Estudo da ONU diz que o trabalho decente melhorou no Brasil
Fonte: IBGE
Após piora na segunda metade dos anos 90, maioria dos indicadores tem resultado positivo nesta década, diz estudo das Nações Unidas
Após piorar na segunda metade dos anos 90, o Brasil melhorou a partir do início desta década em alguns dos índices usados pela ONU para avaliar o que chama de “trabalho decente”. É o que aponta um relatório organizado pela CEPAL (Comissão Econômica para América Latina e Caribe), pela OIT (Organização Internacional do Trabalho) e pelo PNUD em que são analisados 28 indicadores de quatro áreas: emprego, proteção social, direitos no trabalho e diálogo social. Por Omar Soares de Campos, da PrimaPagina, PNUD Brasil
Nem todos os dados mostraram tendência semelhante, mas em linhas gerais é possível dizer que “o déficit de trabalho decente no Brasil é elevado; aumentou no começo do período analisado [1992] e tem diminuído nos anos 2000”, afirma o estudo, chamado Emprego, Desenvolvimento Humano e Trabalho Decente – A experiência brasileira recente e lançado na segunda-feira. As desigualdades de gênero e de cor/raça em geral diminuíram, mas permanecem altas.

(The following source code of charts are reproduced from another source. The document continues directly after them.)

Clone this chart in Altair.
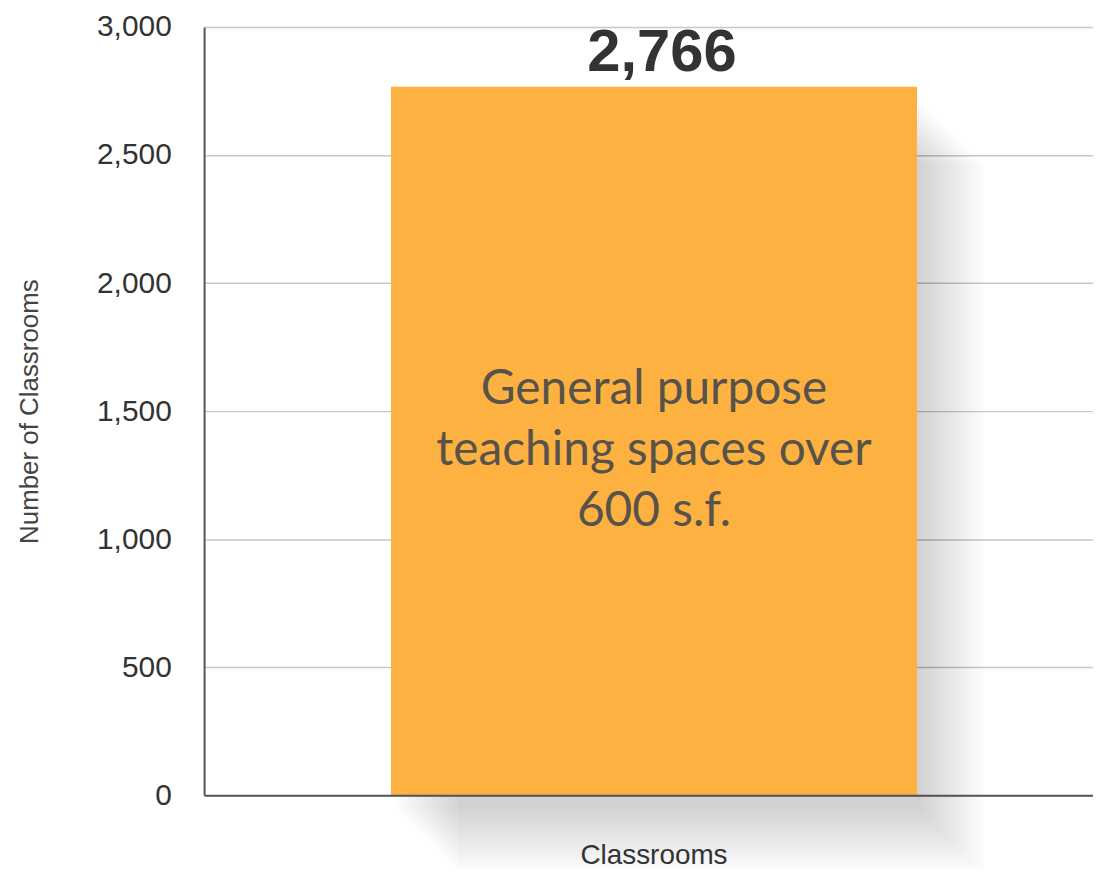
import altair as alt
import pandas as pd

# ---- data ----
categories = ["Classrooms"]
values = [2766]
value_labels = ["2,766"]
bar_notes = [["General purpose", "teaching spaces over", "600 s.f."]]
y_ticks = [0, 500, 1000, 1500, 2000, 2500, 3000]
y_domain = [0, 3000]

df = pd.DataFrame({
    "category": categories,
    "value": values,
    "label": value_labels,
    "note": bar_notes,
})

BAR_COLOR = "#FDB140"
TEXT_DARK = "#333333"

x_enc = alt.X(
    "category:N",
    scale=alt.Scale(paddingInner=0, paddingOuter=0.345, align=0.515),
    axis=alt.Axis(
        title=None, labelAngle=0, labelFont="Liberation Sans", labelFontSize=28,
        labelColor=TEXT_DARK, labelPadding=46, ticks=False, tickSize=0,
        domainColor="#555555", domainWidth=2, grid=False, zindex=1,
    ),
)
y_axis = alt.Axis(
    values=y_ticks, format=",.0f", title="Number of Classrooms",
    titleFont="Liberation Sans", titleFontSize=26, titleFontWeight="normal",
    titleColor="#444444", titlePadding=54,
    labelFont="Liberation Sans", labelFontSize=30, labelColor=TEXT_DARK,
    labelPadding=33, ticks=False, tickSize=0,
    domainColor="#555555", domainWidth=2,
    gridColor="#c8c8c8", gridWidth=1.5,
)
y_scale = alt.Scale(domain=y_domain, nice=False)
y_enc = alt.Y("value:Q", scale=y_scale, axis=y_axis)

base = alt.Chart(df)

# directional soft drop shadow: progressively shifted translucent copies
shadow_layers = []
for i in range(1, 16):
    shadow_layers.append(
        base.mark_bar(
            color="black", opacity=0.013,
            xOffset=4.5 * i, yOffset=10 + 4.5 * i, y2Offset=3.5 * i,
        ).encode(x=x_enc, y=y_enc)
    )

bar = base.mark_bar(color=BAR_COLOR).encode(x=x_enc, y=y_enc)

value_text = base.mark_text(
    baseline="alphabetic", dy=-16, dx=8, font="Liberation Sans",
    fontSize=60, fontWeight="bold", color=TEXT_DARK,
).encode(x=x_enc, y=y_enc, text="label:N")

note_text = base.mark_text(
    font="Lato", fontSize=48, fontWeight="normal", lineHeight=61,
    color="#58534a", baseline="middle", align="center", dy=305,
).encode(x=x_enc, y=y_enc, text="note")

chart = alt.layer(*shadow_layers, bar, value_text, note_text).properties(
    width=893,
    height=772,
    autosize=alt.AutoSizeParams(type="none"),
    padding={"left": 197, "top": 17, "right": 0, "bottom": 72},
    background="white",
).configure_view(stroke=None)

chart.save("out.html", embed_options={"renderer": "svg", "actions": False})
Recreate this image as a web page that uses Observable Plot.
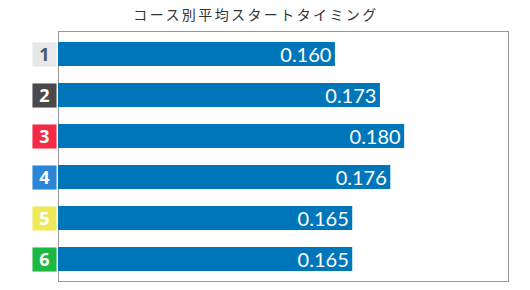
<!DOCTYPE html>
<html>
<head>
<meta charset="utf-8">
<script src="https://cdn.jsdelivr.net/npm/d3@7"></script>
<script src="https://cdn.jsdelivr.net/npm/@observablehq/plot@0.6"></script>
<style>
  body { margin: 0; background: #fff; }
  #title { height: 26px; width: 512px; text-align: center; font-family: "Noto Sans CJK JP", sans-serif; font-size: 14px; letter-spacing: 2.4px; color: #333; line-height: 28px; }
  #chart svg { display: block; }
</style>
</head>
<body>
<div id="title">コース別平均スタートタイミング</div>
<div id="chart"></div>
<script>
const courses = ["1", "2", "3", "4", "5", "6"];
const values = [0.160, 0.173, 0.180, 0.176, 0.165, 0.165];
const boxColors = ["#e8e8e8", "#4a4a4a", "#f52a44", "#2b86d8", "#ede95a", "#1db843"];
const numColors = ["#4e5866", "#ffffff", "#ffffff", "#ffffff", "#ffffff", "#ffffff"];
const labels = values.map(v => v.toFixed(3));

const data = courses.map((c, i) => ({course: c, value: values[i], box: boxColors[i], num: numColors[i], label: labels[i]}));

const chart = Plot.plot({
  width: 530,
  height: 264,
  marginTop: 5,
  marginBottom: 9,
  marginLeft: 58,
  marginRight: 22,
  x: {domain: [0.08, 0.21], axis: null},
  y: {domain: courses, axis: null, paddingInner: 0.41, paddingOuter: 0.22, align: 0.54},
  color: {type: "identity"},
  marks: [
    Plot.frame({stroke: "#999"}),
    Plot.barX(data, {y: "course", x1: 0.08, x2: "value", fill: "#0076ba"}),
    Plot.text(data, {y: "course", x: "value", text: "label", fill: "#fff", textAnchor: "end", dx: -4, dy: 1, fontSize: 20, fontFamily: "Lato"}),
    Plot.dot(data, {y: "course", frameAnchor: "left", dx: -14, symbol: "square", r: 13.6, fill: "box", stroke: null}),
    Plot.text(data, {y: "course", frameAnchor: "left", dx: -14, dy: 1, textAnchor: "middle", text: "course", fill: "num", fontSize: 18, fontWeight: "bold", fontFamily: "Open Sans"})
  ]
});
document.getElementById("chart").appendChild(chart);
</script>
</body>
</html>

A proporção de trabalhadores informais, por exemplo, era de 53,4% em 1992, passou a 53,8% em 1996, cresceu de maneira constante até 1999, quando atingiu 55,9%, mas vem caindo desde 2002, depois de uma pequena oscilação. Em 2006, o índice era de 51,8%, o menor da série analisada.
O acesso à Previdência Social, considerada pelo relatório um “instrumento essencial para a coesão social”, oscilou na margem dos 46% entre 1992 e 2002, ano em que teve início uma expansão constante: em 2006, era de 50,5%. “O aumento da proporção de beneficiados reflete, sem dúvida, as melhorias recentes do mercado de trabalho e está fortemente associado ao crescimento do emprego formal”, analisa.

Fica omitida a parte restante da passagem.